Suppose $v_1,…,v_m$ is a linearly dependent list of vectors in V. Suppose also that $W\neq\{0\}$. Prove that there exist $w_1,…,w_m$ such that no $T\in L(V,W)$ satisfies $Tv_k=w_k$ for each k= $1,…,m$
My proof:
Since $v_1,…,v_m$ is linearly dependent, this means that if $a_1v_1,…+a_mv_m=0$, then $a_1,…,a_m$ are not all zero.
Then apply a linear map $T$ to both side of $a_1v_1,…+a_mv_m=0$, and get $a_1Tv_1+…+a_mTv_m=0$
Then let $(w_1,…,w_m)$ be a linearly independent vector list in $W$
Suppose there exists a linear map $Tv_1=w_1,…,Tv_m=w_m$ under conditions above, then $a_1Tv_1+…+a_mTv_m=0$ this will be
$a_1w_1+…+a_mw_m=0$ and this implies $a_1=…=a_m=0$ and this contradicts with $a_1,…,a_m$ are not all zero.
Thus, when $(w_1,…,w_m)$ is linearly independent, there won't exist a linear map satisfying $Tv_k=w_k$ for each k= $1,…,m$
I'm kind of suspicious of my proof, and I feel there exists some logic problem. Any suggestions? Thanks in advance.
Edit:
The above proof is flawed since I didn't consider if the dimension of W is less than m. I give another proof below.
Since $(v_1,…,v_m)$ is linearly dependent,for a vector $v$, this can be written in two ways:
$v=a_1v_1+…+a_mv_m$
$v=b_1v_1+…+b_mv_m$
In these two ways, there always exists $b_i\neq a_i$ for some $i$ since the vector list is linearly dependent.

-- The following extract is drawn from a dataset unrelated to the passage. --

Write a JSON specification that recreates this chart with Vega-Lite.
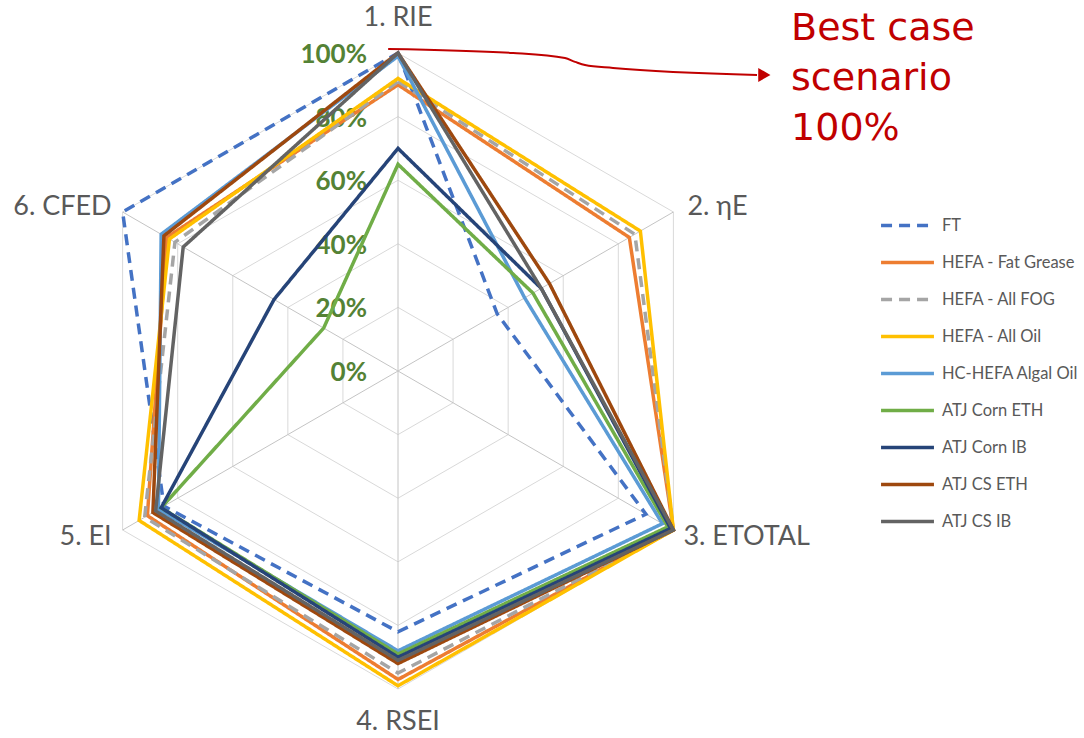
{
  "$schema": "https://vega.github.io/schema/vega-lite/v6.json",
  "width": 1084,
  "height": 738,
  "padding": 0,
  "autosize": {"type": "none"},
  "background": "white",
  "config": {
    "view": {"stroke": null},
    "font": "Lato",
    "legend": {
      "orient": "none",
      "legendX": 879,
      "legendY": 197,
      "title": null,
      "labelFont": "Lato",
      "labelFontSize": 16.5,
      "labelColor": "#595959",
      "labelOffset": 6,
      "symbolType": "stroke",
      "symbolSize": 2800,
      "symbolStrokeWidth": 3.5,
      "rowPadding": -8
    }
  },
  "datasets": {
    "metrics": [
      {"k": 0, "metric": "1. RIE"},
      {"k": 1, "metric": "2. ηE"},
      {"k": 2, "metric": "3. ETOTAL"},
      {"k": 3, "metric": "4. RSEI"},
      {"k": 4, "metric": "5. EI"},
      {"k": 5, "metric": "6. CFED"}
    ],
    "rings": [
      {"level": 0.2, "ks": [0, 1, 2, 3, 4, 5]},
      {"level": 0.4, "ks": [0, 1, 2, 3, 4, 5]},
      {"level": 0.6, "ks": [0, 1, 2, 3, 4, 5]},
      {"level": 0.8, "ks": [0, 1, 2, 3, 4, 5]},
      {"level": 1.0, "ks": [0, 1, 2, 3, 4, 5]}
    ],
    "levels": [
      {"level": 0}, {"level": 0.2}, {"level": 0.4}, {"level": 0.6}, {"level": 0.8}, {"level": 1.0}
    ],
    "scores": [
      {"pathway": "FT", "k": 0, "score": 1.00},
      {"pathway": "FT", "k": 1, "score": 0.36},
      {"pathway": "FT", "k": 2, "score": 0.90},
      {"pathway": "FT", "k": 3, "score": 0.82},
      {"pathway": "FT", "k": 4, "score": 0.85},
      {"pathway": "FT", "k": 5, "score": 1.00},
      {"pathway": "HEFA - Fat Grease", "k": 0, "score": 0.90},
      {"pathway": "HEFA - Fat Grease", "k": 1, "score": 0.84},
      {"pathway": "HEFA - Fat Grease", "k": 2, "score": 1.00},
      {"pathway": "HEFA - Fat Grease", "k": 3, "score": 0.97},
      {"pathway": "HEFA - Fat Grease", "k": 4, "score": 0.91},
      {"pathway": "HEFA - Fat Grease", "k": 5, "score": 0.84},
      {"pathway": "HEFA - All FOG", "k": 0, "score": 0.91},
      {"pathway": "HEFA - All FOG", "k": 1, "score": 0.86},
      {"pathway": "HEFA - All FOG", "k": 2, "score": 1.00},
      {"pathway": "HEFA - All FOG", "k": 3, "score": 0.95},
      {"pathway": "HEFA - All FOG", "k": 4, "score": 0.92},
      {"pathway": "HEFA - All FOG", "k": 5, "score": 0.81},
      {"pathway": "HEFA - All Oil", "k": 0, "score": 0.92},
      {"pathway": "HEFA - All Oil", "k": 1, "score": 0.88},
      {"pathway": "HEFA - All Oil", "k": 2, "score": 1.00},
      {"pathway": "HEFA - All Oil", "k": 3, "score": 0.99},
      {"pathway": "HEFA - All Oil", "k": 4, "score": 0.94},
      {"pathway": "HEFA - All Oil", "k": 5, "score": 0.83},
      {"pathway": "HC-HEFA Algal Oil", "k": 0, "score": 0.99},
      {"pathway": "HC-HEFA Algal Oil", "k": 1, "score": 0.46},
      {"pathway": "HC-HEFA Algal Oil", "k": 2, "score": 0.96},
      {"pathway": "HC-HEFA Algal Oil", "k": 3, "score": 0.88},
      {"pathway": "HC-HEFA Algal Oil", "k": 4, "score": 0.87},
      {"pathway": "HC-HEFA Algal Oil", "k": 5, "score": 0.86},
      {"pathway": "ATJ Corn ETH", "k": 0, "score": 0.65},
      {"pathway": "ATJ Corn ETH", "k": 1, "score": 0.49},
      {"pathway": "ATJ Corn ETH", "k": 2, "score": 0.98},
      {"pathway": "ATJ Corn ETH", "k": 3, "score": 0.89},
      {"pathway": "ATJ Corn ETH", "k": 4, "score": 0.86},
      {"pathway": "ATJ Corn ETH", "k": 5, "score": 0.27},
      {"pathway": "ATJ Corn IB", "k": 0, "score": 0.70},
      {"pathway": "ATJ Corn IB", "k": 1, "score": 0.52},
      {"pathway": "ATJ Corn IB", "k": 2, "score": 0.99},
      {"pathway": "ATJ Corn IB", "k": 3, "score": 0.90},
      {"pathway": "ATJ Corn IB", "k": 4, "score": 0.86},
      {"pathway": "ATJ Corn IB", "k": 5, "score": 0.45},
      {"pathway": "ATJ CS ETH", "k": 0, "score": 1.00},
      {"pathway": "ATJ CS ETH", "k": 1, "score": 0.55},
      {"pathway": "ATJ CS ETH", "k": 2, "score": 1.00},
      {"pathway": "ATJ CS ETH", "k": 3, "score": 0.92},
      {"pathway": "ATJ CS ETH", "k": 4, "score": 0.89},
      {"pathway": "ATJ CS ETH", "k": 5, "score": 0.85},
      {"pathway": "ATJ CS IB", "k": 0, "score": 1.00},
      {"pathway": "ATJ CS IB", "k": 1, "score": 0.52},
      {"pathway": "ATJ CS IB", "k": 2, "score": 1.00},
      {"pathway": "ATJ CS IB", "k": 3, "score": 0.91},
      {"pathway": "ATJ CS IB", "k": 4, "score": 0.88},
      {"pathway": "ATJ CS IB", "k": 5, "score": 0.78}
    ],
    "callout": [
      {"px": -0.031, "py": 1.013},
      {"px": 0.362, "py": 1.0},
      {"px": 0.525, "py": 0.984},
      {"px": 0.557, "py": 0.972},
      {"px": 0.588, "py": 0.962},
      {"px": 0.676, "py": 0.953},
      {"px": 1.129, "py": 0.931}
    ],
    "callout_head": [{"px": 1.152, "py": 0.931}],
    "callout_text": [{"px": 1.236, "py": 1.041}]
  },
  "encoding": {
    "x": {"field": "px", "type": "quantitative", "scale": {"domain": [-1.2516, 2.1572], "nice": false, "zero": false}, "axis": null},
    "y": {"field": "py", "type": "quantitative", "scale": {"domain": [-1.1541, 1.1667], "nice": false, "zero": false}, "axis": null}
  },
  "layer": [
    {
      "data": {"name": "rings"},
      "transform": [
        {"flatten": ["ks"], "as": ["k"]},
        {"calculate": "datum.level * sin(datum.k * PI / 3)", "as": "px"},
        {"calculate": "datum.level * cos(datum.k * PI / 3)", "as": "py"}
      ],
      "mark": {"type": "line", "interpolate": "linear-closed", "stroke": "#D9D9D9", "strokeWidth": 1},
      "encoding": {
        "detail": {"field": "level", "type": "nominal"},
        "order": {"field": "k", "type": "quantitative"}
      }
    },
    {
      "data": {"name": "metrics"},
      "transform": [
        {"calculate": "sin(datum.k * PI / 3)", "as": "px"},
        {"calculate": "cos(datum.k * PI / 3)", "as": "py"}
      ],
      "mark": {"type": "rule", "stroke": "#C4C4C4", "strokeWidth": 1},
      "encoding": {
        "x2": {"datum": 0},
        "y2": {"datum": 0}
      }
    },
    {
      "data": {"name": "levels"},
      "transform": [
        {"calculate": "0", "as": "px"},
        {"calculate": "datum.level", "as": "py"}
      ],
      "mark": {"type": "text", "align": "right", "baseline": "middle", "dx": -31, "dy": 2, "fontSize": 26, "fontWeight": "bold", "font": "Lato", "color": "#548235"},
      "encoding": {
        "text": {"field": "level", "type": "quantitative", "format": ".0%"}
      }
    },
    {
      "data": {"name": "scores"},
      "transform": [
        {"calculate": "datum.score * sin(datum.k * PI / 3)", "as": "px"},
        {"calculate": "datum.score * cos(datum.k * PI / 3)", "as": "py"}
      ],
      "mark": {"type": "line", "interpolate": "linear-closed", "strokeWidth": 3.5, "strokeJoin": "miter"},
      "encoding": {
        "order": {"field": "k", "type": "quantitative"},
        "color": {
          "field": "pathway",
          "type": "nominal",
          "sort": null,
          "scale": {
            "domain": ["FT", "HEFA - Fat Grease", "HEFA - All FOG", "HEFA - All Oil", "HC-HEFA Algal Oil", "ATJ Corn ETH", "ATJ Corn IB", "ATJ CS ETH", "ATJ CS IB"],
            "range": ["#4472C4", "#ED7D31", "#A5A5A5", "#FFC000", "#5B9BD5", "#70AD47", "#264478", "#9E480E", "#636363"]
          }
        },
        "strokeDash": {
          "field": "pathway",
          "type": "nominal",
          "sort": null,
          "scale": {
            "domain": ["FT", "HEFA - Fat Grease", "HEFA - All FOG", "HEFA - All Oil", "HC-HEFA Algal Oil", "ATJ Corn ETH", "ATJ Corn IB", "ATJ CS ETH", "ATJ CS IB"],
            "range": [[11, 7], [1, 0], [11, 7], [1, 0], [1, 0], [1, 0], [1, 0], [1, 0], [1, 0]]
          }
        }
      }
    },
    {
      "data": {"name": "metrics"},
      "transform": [
        {"filter": "datum.k == 0"},
        {"calculate": "sin(datum.k * PI / 3)", "as": "px"},
        {"calculate": "cos(datum.k * PI / 3)", "as": "py"}
      ],
      "mark": {"type": "text", "align": "center", "baseline": "middle", "dy": -35, "fontSize": 27, "font": "Lato", "color": "#595959"},
      "encoding": {"text": {"field": "metric"}}
    },
    {
      "data": {"name": "metrics"},
      "transform": [
        {"filter": "datum.k == 1"},
        {"calculate": "sin(datum.k * PI / 3)", "as": "px"},
        {"calculate": "cos(datum.k * PI / 3)", "as": "py"}
      ],
      "mark": {"type": "text", "align": "left", "baseline": "middle", "dx": 14, "dy": -5, "fontSize": 27, "font": "Lato", "color": "#595959"},
      "encoding": {"text": {"field": "metric"}}
    },
    {
      "data": {"name": "metrics"},
      "transform": [
        {"filter": "datum.k == 2"},
        {"calculate": "sin(datum.k * PI / 3)", "as": "px"},
        {"calculate": "cos(datum.k * PI / 3)", "as": "py"}
      ],
      "mark": {"type": "text", "align": "left", "baseline": "middle", "dx": 10, "dy": 7, "fontSize": 27, "font": "Lato", "color": "#595959"},
      "encoding": {"text": {"field": "metric"}}
    },
    {
      "data": {"name": "metrics"},
      "transform": [
        {"filter": "datum.k == 3"},
        {"calculate": "sin(datum.k * PI / 3)", "as": "px"},
        {"calculate": "cos(datum.k * PI / 3)", "as": "py"}
      ],
      "mark": {"type": "text", "align": "center", "baseline": "middle", "dy": 33, "fontSize": 27, "font": "Lato", "color": "#595959"},
      "encoding": {"text": {"field": "metric"}}
    },
    {
      "data": {"name": "metrics"},
      "transform": [
        {"filter": "datum.k == 4"},
        {"calculate": "sin(datum.k * PI / 3)", "as": "px"},
        {"calculate": "cos(datum.k * PI / 3)", "as": "py"}
      ],
      "mark": {"type": "text", "align": "right", "baseline": "middle", "dx": -11, "dy": 7, "fontSize": 27, "font": "Lato", "color": "#595959"},
      "encoding": {"text": {"field": "metric"}}
    },
    {
      "data": {"name": "metrics"},
      "transform": [
        {"filter": "datum.k == 5"},
        {"calculate": "sin(datum.k * PI / 3)", "as": "px"},
        {"calculate": "cos(datum.k * PI / 3)", "as": "py"}
      ],
      "mark": {"type": "text", "align": "right", "baseline": "middle", "dx": -11, "dy": -5, "fontSize": 27, "font": "Lato", "color": "#595959"},
      "encoding": {"text": {"field": "metric"}}
    },
    {
      "data": {"name": "callout"},
      "mark": {"type": "line", "interpolate": "monotone", "stroke": "#C00000", "strokeWidth": 2},
      "encoding": {"order": {"field": "px", "type": "quantitative"}}
    },
    {
      "data": {"name": "callout_head"},
      "mark": {"type": "point", "shape": "triangle-right", "filled": true, "color": "#C00000", "size": 200, "opacity": 1}
    },
    {
      "data": {"name": "callout_text"},
      "mark": {"type": "text", "align": "left", "baseline": "alphabetic", "fontSize": 38, "font": "DejaVu Sans", "color": "#C00000", "lineHeight": 50, "text": ["Best case", "scenario", "100%"]}
    }
  ]
}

Thus suppose there is a linearly map $T$ such that $Tv_1=w_1,…,Tv_m=w_m$
Then it is certain that $a_1Tv_1+…+a_mTv_m=b_1Tv_1+…+b_mTv_m$
This means that: $a_1w_1+…+a_mw_m=b_1w_1+…+b_mw_m\implies(a_1-b_1)w_1+…+(a_m-b_m)w_m=0$
Then if $a_1\neq b_1$, let $w_2=…=w_m=0$,but $w_1\neq 0$
Similarly, if $a_i\neq b_i$, just let $w_i\neq 0$ and other $w_j=0$
Then this kind of choice of $w_1,..,w_m$ will make a contradiction to the linear map $T$.
Best Answer
The main problem with your proof is your understanding of linear dependence. Suppose that $$a_1v_1+\cdots+a_nv_n=0\ .$$ The statement that $v_1,\ldots,v_n$ are linearly dependent does not mean that the scalars are (definitely) not all zero, it means they are not necessarily all zero. Do you see the difference? To put it more formally, saying that the vectors are dependent means that there exist scalars, not all zero, for which the linear combination is zero.
Hint for a proof: if $v_1,\ldots,v_n$ are linearly dependent, then one of them can be written as a linear combination of the others, say $$v_1=a_1v_2+\cdots+a_nv_n\ .$$ Now the condition $$w_k=T(v_k)\quad\hbox{for all}\ k$$ (remember that you are trying to choose $w_k$ for which this is impossible) implies $$w_1=a_2w_2+\cdots+a_nw_n\ .$$ Can you choose $w_k$ such that this equation is definitely false?